Pour la chercheuse, cette étude confirme d’ores et déjà l’importance de considérer l’influence psychologique de l’éclairage naturel autant dans la pratique, à l’exemple des standards actuels de la construction, que dans la recherche. Plus d’études sur les perceptions thermiques devraient être menées pour confirmer et affiner ces résultats, selon l’experte en physique du bâtiment, par exemple pour évaluer l'impact à long terme de différentes intensités de lumière du jour et pour tester les facteurs culturels et saisonniers.

Giorgia Chinazzo a soutenu sa thèse en mars dernier.

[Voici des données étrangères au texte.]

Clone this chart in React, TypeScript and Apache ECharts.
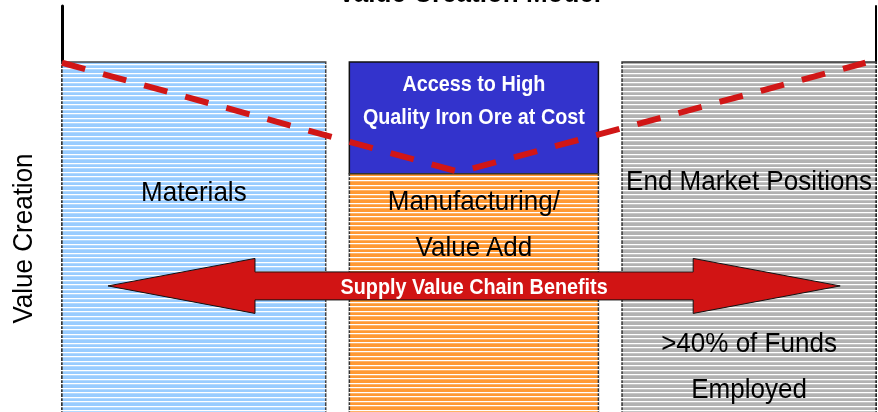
import React, { useEffect, useRef } from 'react';
import * as echarts from 'echarts';

// ---- data ----
const segmentNames = ['Materials', 'Access to High Quality Iron Ore at Cost', 'Manufacturing/ Value Add', 'End Market Positions'];
const segmentStart = [0, 35.3, 35.3, 68.8];
const segmentEnd = [32.4, 65.9, 65.9, 100];
const segmentLow = [0, 61, 0, 0];
const segmentHigh = [87, 87, 61, 87];

const valueLineX = [0, 48.8, 98.7];
const valueLineY = [86.8, 61.4, 86.8];

const arrowFrom = 5.65;
const arrowTo = 95.6;
const arrowLevel = 34.9;
const arrowText = 'Supply Value Chain Benefits';

const labelSegment = [0, 1, 2, 3, 3];
const labelLines = [
  ['Materials'],
  ['Access to High', 'Quality Iron Ore at Cost'],
  ['Manufacturing/', 'Value Add'],
  ['End Market Positions'],
  ['>40% of Funds', 'Employed'],
];

const titleText = 'Value Creation Model';
const yAxisTitle = 'Value Creation';

// ---- styles / layout ----
const FONT = '"Liberation Sans", Arial, sans-serif';
const SEG_STYLE = [
  { fill: '#99CCFF', stroke: '#444', striped: true },
  { fill: '#3333CC', stroke: '#111', striped: false },
  { fill: '#FF9933', stroke: '#333', striped: true },
  { fill: '#B2B2B2', stroke: '#333', striped: true },
];
const LABEL_LAYOUT = [
  { offset: 129.7, lineHeight: 46, color: '#000', weight: 'normal', size: 28, scale: 0.93 },
  { offset: 20.8, lineHeight: 33.4, color: '#fff', weight: 'bold', size: 22, scale: 0.9 },
  { offset: 26.7, lineHeight: 45.8, color: '#000', weight: 'normal', size: 28, scale: 0.93 },
  { offset: 119.2, lineHeight: 46, color: '#000', weight: 'normal', size: 28, scale: 0.93 },
  { offset: 280.8, lineHeight: 46, color: '#000', weight: 'normal', size: 28, scale: 0.93 },
];
const ARROW = { headLen: 147, headHalf: 27.5, shaftHalf: 14, fill: '#D11414' };
const RED = '#D11616';

export default function App() {
  const ref = useRef<HTMLDivElement>(null);
  useEffect(() => {
    if (!ref.current) return;
    const chart = echarts.init(ref.current, null, { renderer: 'svg' });

    const barData = segmentNames.map((n, i) => ({
      name: n,
      value: [segmentStart[i], segmentEnd[i], segmentLow[i], segmentHigh[i]],
    }));

    const labelData = labelSegment.map((s, i) => ({
      name: labelLines[i].join(' '),
      value: [segmentStart[s], segmentEnd[s], segmentHigh[s]],
    }));

    const option: any = {
      animation: false,
      graphic: [
        {
          type: 'text',
          x: 469.5,
          y: 22.5,
          scaleX: 0.93,
          style: {
            text: titleText,
            font: `bold 28px ${FONT}`,
            fill: '#000',
            textAlign: 'center',
            textVerticalAlign: 'middle',
          },
        },
        {
          type: 'text',
          x: 23,
          y: 268.5,
          rotation: Math.PI / 2,
          scaleX: 0.93,
          style: {
            text: yAxisTitle,
            font: `28px ${FONT}`,
            fill: '#000',
            textAlign: 'center',
            textVerticalAlign: 'middle',
          },
        },
      ],
      grid: { left: 62, right: 2, top: 36, bottom: 14 },
      xAxis: { type: 'value', min: 0, max: 100, show: false },
      yAxis: [
        {
          type: 'value',
          min: 0,
          max: 100,
          axisLine: { show: true, lineStyle: { color: '#000', width: 3 } },
          axisTick: { show: false },
          axisLabel: { show: false },
          splitLine: { show: false },
        },
        {
          type: 'value',
          position: 'right',
          min: 0,
          max: 100,
          axisLine: { show: true, lineStyle: { color: '#000', width: 2 } },
          axisTick: { show: false },
          axisLabel: { show: false },
          splitLine: { show: false },
        },
      ],
      series: [
        {
          type: 'custom',
          name: 'segments',
          z: 2,
          clip: false,
          data: barData,
          renderItem: (params: any, api: any) => {
            const i = params.dataIndex;
            const st = SEG_STYLE[i];
            const p0 = api.coord([api.value(0), api.value(3)]);
            const p1 = api.coord([api.value(1), api.value(2)]);
            const x = p0[0];
            const y = p0[1];
            const w = p1[0] - p0[0];
            const h = p1[1] - p0[1];
            const children: any[] = [
              {
                type: 'rect',
                shape: { x, y, width: w, height: h },
                style: { fill: st.fill, stroke: st.stroke, lineWidth: 1.5 },
              },
            ];
            if (st.striped) {
              for (let k = 0; y + 2 + k * 4.5 < y + h; k++) {
                const yy = Math.round(y + 2 + k * 4.5);
                children.push({
                  type: 'rect',
                  shape: { x: x - 1, y: yy, width: w + 2, height: 1.3 },
                  style: { fill: '#ffffff' },
                  silent: true,
                });
              }
            }
            return { type: 'group', children };
          },
        },
        {
          type: 'line',
          name: 'value line',
          z: 4,
          symbol: 'none',
          data: valueLineX.map((x, i) => [x, valueLineY[i]]),
          lineStyle: { color: RED, width: 6, type: [24, 18.6], cap: 'butt' },
        },
        {
          type: 'custom',
          name: 'arrow',
          z: 3,
          clip: false,
          data: [[arrowFrom, arrowTo, arrowLevel]],
          renderItem: (params: any, api: any) => {
            const L = api.coord([api.value(0), api.value(2)]);
            const R = api.coord([api.value(1), api.value(2)]);
            const cy = L[1];
            const lx = L[0];
            const rx = R[0];
            const { headLen, headHalf, shaftHalf } = ARROW;
            const pts = [
              [lx, cy],
              [lx + headLen, cy - headHalf],
              [lx + headLen, cy - shaftHalf],
              [rx - headLen, cy - shaftHalf],
              [rx - headLen, cy - headHalf],
              [rx, cy],
              [rx - headLen, cy + headHalf],
              [rx - headLen, cy + shaftHalf],
              [lx + headLen, cy + shaftHalf],
              [lx + headLen, cy + headHalf],
            ];
            return {
              type: 'group',
              children: [
                {
                  type: 'polygon',
                  shape: { points: pts },
                  style: { fill: ARROW.fill, stroke: '#111', lineWidth: 1 },
                },
                {
                  type: 'text',
                  x: (lx + rx) / 2,
                  y: cy,
                  scaleX: 0.9,
                  style: {
                    text: arrowText,
                    font: `bold 22px ${FONT}`,
                    fill: '#fff',
                    textAlign: 'center',
                    textVerticalAlign: 'middle',
                  },
                },
              ],
            };
          },
        },
        {
          type: 'custom',
          name: 'labels',
          z: 5,
          clip: false,
          data: labelData,
          renderItem: (params: any, api: any) => {
            const i = params.dataIndex;
            const lay = LABEL_LAYOUT[i];
            const a = api.coord([api.value(0), api.value(2)]);
            const b = api.coord([api.value(1), api.value(2)]);
            const cx = (a[0] + b[0]) / 2;
            const top = a[1];
            return {
              type: 'group',
              children: labelLines[i].map((t, k) => ({
                type: 'text',
                x: cx,
                y: top + lay.offset + k * lay.lineHeight,
                scaleX: lay.scale,
                style: {
                  text: t,
                  font: `${lay.weight} ${lay.size}px ${FONT}`,
                  fill: lay.color,
                  textAlign: 'center',
                  textVerticalAlign: 'middle',
                },
              })),
            };
          },
        },
      ],
    };
    chart.setOption(option);
    return () => chart.dispose();
  }, []);
  return (
    <div
      ref={ref}
      style={{ position: 'fixed', left: 0, top: -30, width: 878, height: 480 }}
    />
  );
}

Son travail s’est penché sur le confort visuel et thermique à l’intérieur d’un bâtiment. L’article paru dans Scientific Reports est basé sur une partie de sa thèse. La chercheuse a aussi exploré l’influence des vitrages de couleur sur notre perception thermique, ainsi que les effets de la température sur la perception de couleurs ou de quantité de lumière du jour. En tout et pour tout, elle a mené des tests sur plus de 500 personnes.

Références

Giorgia Chinazzo, Jan Wienold and Marilyne Andersen, “Daylight affects human thermal perception,” Scientific Reports, 2019. 

Giorgia Chinazzo, Jan Wienold and Marilyne Andersen, “Influence of indoor temperature and daylight illuminance levels on visual perception,” Lighting Research & Technology, 2019.

Giorgia Chinazzo, Jan Wienold and Marilyne Andersen, “Combined effects of daylight transmitted through coloured glazing and indoor temperature on thermal responses and overall comfort,” Building and Environment, 2018.

Giorgia Chinazzo, Jan Wienold and Marilyne Andersen, “Variation in thermal, visual and overall comfort evaluation under coloured glazing at different temperature levels,” Journal of the International Colour Association, 2019.

Autre référence

Kynthia Chamilothori, Giorgia Chinazzo, João Pedrode Matos Rodrigues, Elise Dan-Glauser, Jan Wienold, Marilyne Andersen, "Subjective and physiological responses to façade and sunlight pattern geometry in virtual reality", Building and Environment, 2019.